As an aside, I have long suspected that the modern world actually makes accomplishing tasks more difficult. Despite the convenience of e-mail, and the mini computers that many of us carry around, the distractions they create do not engender productivity, as was once promised, but actually hinder it. It’s my guess that many of us are working longer hours and yet getting less done.
The report in the Economist confirms that view. According to the magazine, “conducting tasks while receiving emails and phone calls reduces a worker’s IQ by about ten points relative to working in uninterrupted quiet. That is equivalent to losing a night’s sleep, and twice as debilitating as using marijuana.”
A drop of ten points in IQ is significant. A person who possesses an average IQ, for instance, can drop into the “below average” category with a loss of ten points, while a person with above average intelligence can drop into the normal category. I think we all know how poorly we function after a loss of one night of sleep.

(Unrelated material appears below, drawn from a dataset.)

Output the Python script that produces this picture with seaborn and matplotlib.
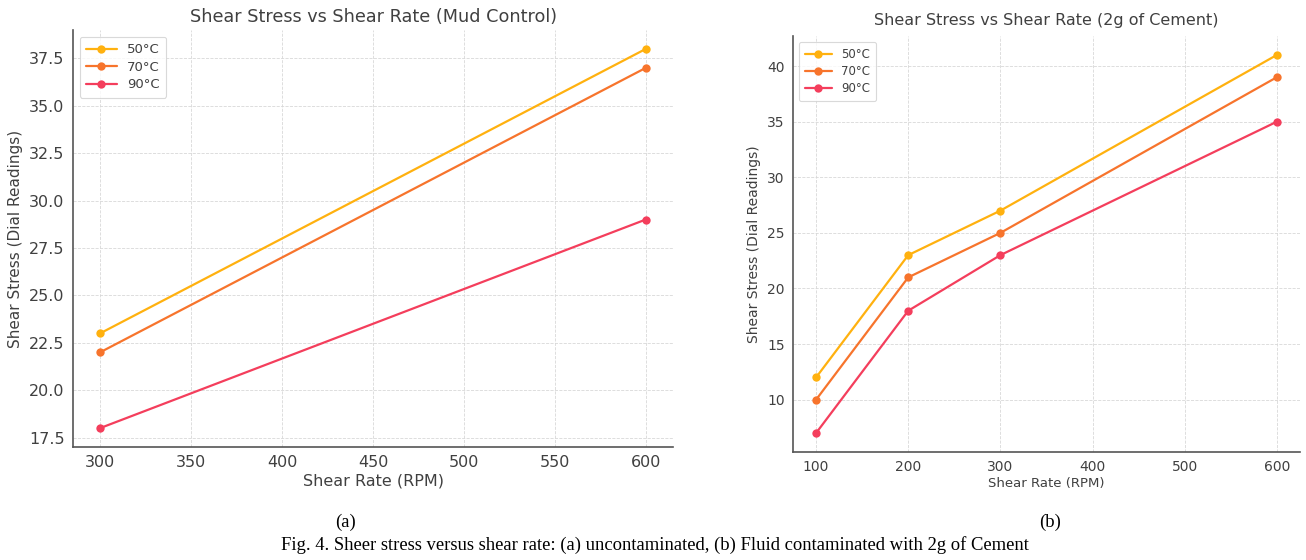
import matplotlib
matplotlib.use("Agg")
import matplotlib.pyplot as plt
import seaborn as sns
import pandas as pd

# ---- data ----
temps = ["50°C", "70°C", "90°C"]
colors = ["#FFB10F", "#F7742C", "#F43E5C"]

rate_a = [300, 600]
stress_a_50 = [23, 38]
stress_a_70 = [22, 37]
stress_a_90 = [18, 29]

rate_b = [100, 200, 300, 600]
stress_b_50 = [12, 23, 27, 41]
stress_b_70 = [10, 21, 25, 39]
stress_b_90 = [7, 18, 23, 35]

title_a = "Shear Stress vs Shear Rate (Mud Control)"
title_b = "Shear Stress vs Shear Rate (2g of Cement)"
xlabel = "Shear Rate (RPM)"
ylabel = "Shear Stress (Dial Readings)"
caption = "Fig. 4. Sheer stress versus shear rate: (a) uncontaminated, (b) Fluid contaminated with 2g of Cement"

sns.set_style("white")
plt.rcParams["font.family"] = ["DejaVu Sans"]

TXT = "#404040"
SPINE = "#555555"

fig = plt.figure(figsize=(13.06, 5.6), dpi=100)
W, H = 1306, 560


def px_axes(x0, y0, x1, y1):
    return fig.add_axes([x0 / W, 1 - y1 / H, (x1 - x0) / W, (y1 - y0) / H])


def draw(ax, rates, series, title, fs_tick, fs_xl, fs_yl, fs_title, fs_leg, title_pad):
    for lab, col, vals in zip(temps, colors, series):
        df = pd.DataFrame({"rate": rates, "stress": vals})
        sns.lineplot(data=df, x="rate", y="stress", ax=ax, color=col, label=lab,
                     marker="o", markersize=6, markeredgewidth=0, linewidth=1.6)
    ax.grid(True, linestyle="--", linewidth=0.6, color="#d8d8d8")
    ax.set_axisbelow(True)
    for s in ["top", "right"]:
        ax.spines[s].set_visible(False)
    for s in ["left", "bottom"]:
        ax.spines[s].set_color(SPINE)
        ax.spines[s].set_linewidth(1.2)
    ax.tick_params(direction="in", length=4, width=1, color=SPINE,
                   labelsize=fs_tick, labelcolor=TXT, pad=6)
    ax.set_xlabel(xlabel, fontsize=fs_xl, color=TXT, labelpad=2)
    ax.set_ylabel(ylabel, fontsize=fs_yl, color=TXT, labelpad=4)
    ax.set_title(title, fontsize=fs_title, color=TXT, pad=title_pad)
    leg = ax.legend(loc="upper left", fontsize=fs_leg, frameon=True,
                    handlelength=2.3, borderpad=0.5, labelspacing=0.35,
                    fancybox=True)
    leg.get_frame().set_edgecolor("#d0d0d0")
    leg.get_frame().set_linewidth(0.8)
    for t in leg.get_texts():
        t.set_color(TXT)


ax_a = px_axes(73, 30, 673, 447)
draw(ax_a, rate_a, [stress_a_50, stress_a_70, stress_a_90], title_a,
     11.5, 11.5, 11, 12.7, 9.5, 6)

ax_b = px_axes(793, 36, 1300, 452)
draw(ax_b, rate_b, [stress_b_50, stress_b_70, stress_b_90], title_b,
     10, 9.5, 10, 11.5, 8.5, 8)

fig.text(345 / W, 1 - 522 / H, "(a)", ha="center", va="center",
         fontsize=13.4, family="Liberation Serif", color="black")
fig.text(1050 / W, 1 - 522 / H, "(b)", ha="center", va="center",
         fontsize=13.4, family="Liberation Serif", color="black")
fig.text(655 / W, 1 - 545 / H, caption, ha="center", va="center",
         fontsize=13.4, family="Liberation Serif", color="black")

fig.savefig("out.png", dpi=100, facecolor="white")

Further, a study conducted at the Massachusetts Institute of Technology found that while information technology initially raises productivity, in the long term, “the accumulation of balls to be juggled reduces performance and increases the incidence of error.” There seem to be people who are masters at juggling ten balls at once — for instance, the average chareidi mother. But for the rest of us mortals, keeping track of all of those balls in the air can be challenging.
Yet another good reason to keep one’s smartphone shut off and out of sight — even at work.